GIVEN INSTRUCTION: Find the word "matplotlib" in the material below and gather every line that contains it.
-- start RAW DATA --
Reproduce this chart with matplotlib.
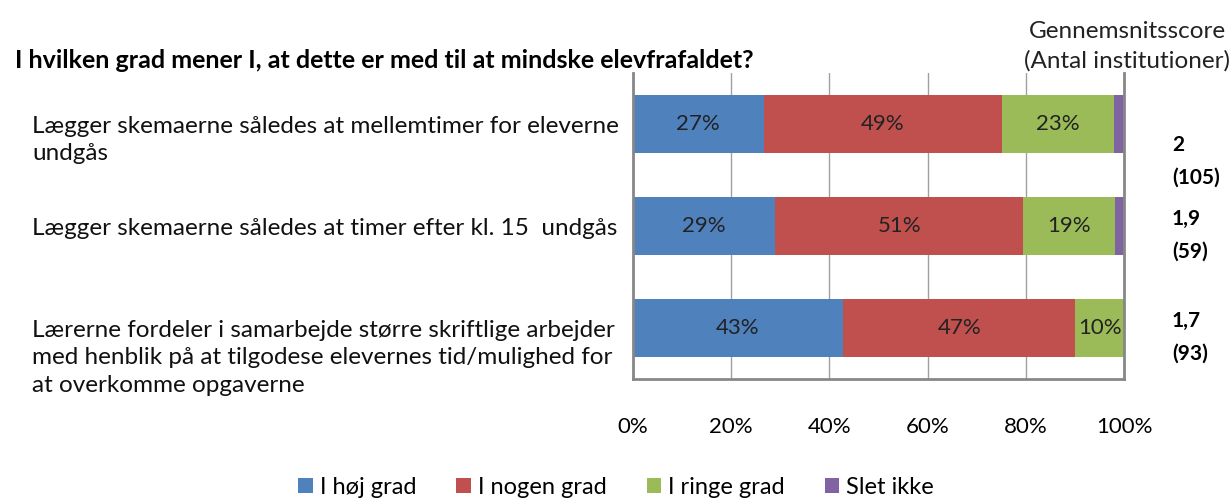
import matplotlib
matplotlib.use("Agg")
import matplotlib.pyplot as plt
import numpy as np
from matplotlib.transforms import blended_transform_factory

plt.rcParams["font.family"] = ["Lato", "DejaVu Sans"]

categories = [
    "Lægger skemaerne således at mellemtimer for eleverne\nundgås",
    "Lægger skemaerne således at timer efter kl. 15  undgås",
    "Lærerne fordeler i samarbejde større skriftlige arbejder\nmed henblik på at tilgodese elevernes tid/mulighed for\nat overkomme opgaverne",
]
series_names = ["I høj grad", "I nogen grad", "I ringe grad", "Slet ikke"]
hoej = [26.6, 28.9, 42.8]
nogen = [48.6, 50.6, 47.3]
ringe = [22.8, 18.7, 9.9]
slet = [2.0, 1.8, 0.0]
scores = ["2", "1,9", "1,7"]
counts = [105, 59, 93]
colors = ["#4F81BD", "#C0504D", "#9BBB59", "#8064A2"]

title = "I hvilken grad mener I, at dette er med til at mindske elevfrafaldet?"
header = "Gennemsnitsscore\n(Antal institutioner)"

fig = plt.figure(figsize=(12.32, 4.98), dpi=100)
ax = fig.add_axes([633 / 1232, 1 - 379 / 498, 491 / 1232, 306 / 498])

y = np.arange(len(categories))
left = np.zeros(len(categories))
for name, vals, col in zip(series_names, [hoej, nogen, ringe, slet], colors):
    vals = np.array(vals)
    ax.barh(y, vals, left=left, height=0.57, color=col, label=name, zorder=2)
    for yi, l, v in zip(y, left, vals):
        if v >= 5:
            ax.text(l + v / 2, yi, f"{v:.0f}%", ha="center", va="center",
                    fontsize=16, color="#222222", zorder=3)
    left += vals

ax.set_xlim(0, 100)
ax.set_ylim(len(categories) - 0.5, -0.5)
ax.set_xticks(np.arange(0, 101, 20))
ax.set_xticklabels([f"{t}%" for t in range(0, 101, 20)], fontsize=16)
ax.set_yticks([])
ax.tick_params(axis="x", length=0, pad=27)
ax.grid(axis="x", color="#A0A0A0", linewidth=1, zorder=0)
ax.spines["top"].set_visible(False)
for s in ["left", "right", "bottom"]:
    ax.spines[s].set_color("#878787")
    ax.spines[s].set_linewidth(2)

trans = blended_transform_factory(fig.transFigure, ax.transData)
for yi, cat in zip(y, categories):
    ax.annotate(cat, xy=(32 / 1232, yi), xycoords=trans, xytext=(0, 6),
                textcoords="offset points", ha="left", va="top",
                fontsize=17.5, linespacing=1.4, color="#111111")

# score boxes sit a little below each bar (first one lower, as in the original)
score_offsets = [-27, -7, -7]
for yi, sc, n, off in zip(y, scores, counts, score_offsets):
    ax.annotate(f"{sc}\n({n})", xy=(1172 / 1232, yi), xycoords=trans,
                xytext=(0, off), textcoords="offset points", ha="left",
                va="center", fontsize=15, fontweight="bold", linespacing=1.8)

fig.text(15 / 1232, 1 - 61 / 498, title, fontsize=18, fontweight="bold",
         ha="left", va="center")
fig.text(1127 / 1232, 1 - 46 / 498, header, fontsize=17.5, ha="center",
         va="center", linespacing=1.45, color="#222222")

fig.legend(loc="center", bbox_to_anchor=(0.5, 1 - 487 / 498), ncol=4,
           frameon=False, fontsize=17, handlelength=0.6, handleheight=0.6,
           handletextpad=0.3, columnspacing=1.7)

fig.savefig("out.png", dpi=100)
-- end RAW DATA --
ANSWER BELOW:
Reproduce this chart with matplotlib.
import matplotlib
matplotlib.use("Agg")
import matplotlib.pyplot as plt
from matplotlib.transforms import blended_transform_factory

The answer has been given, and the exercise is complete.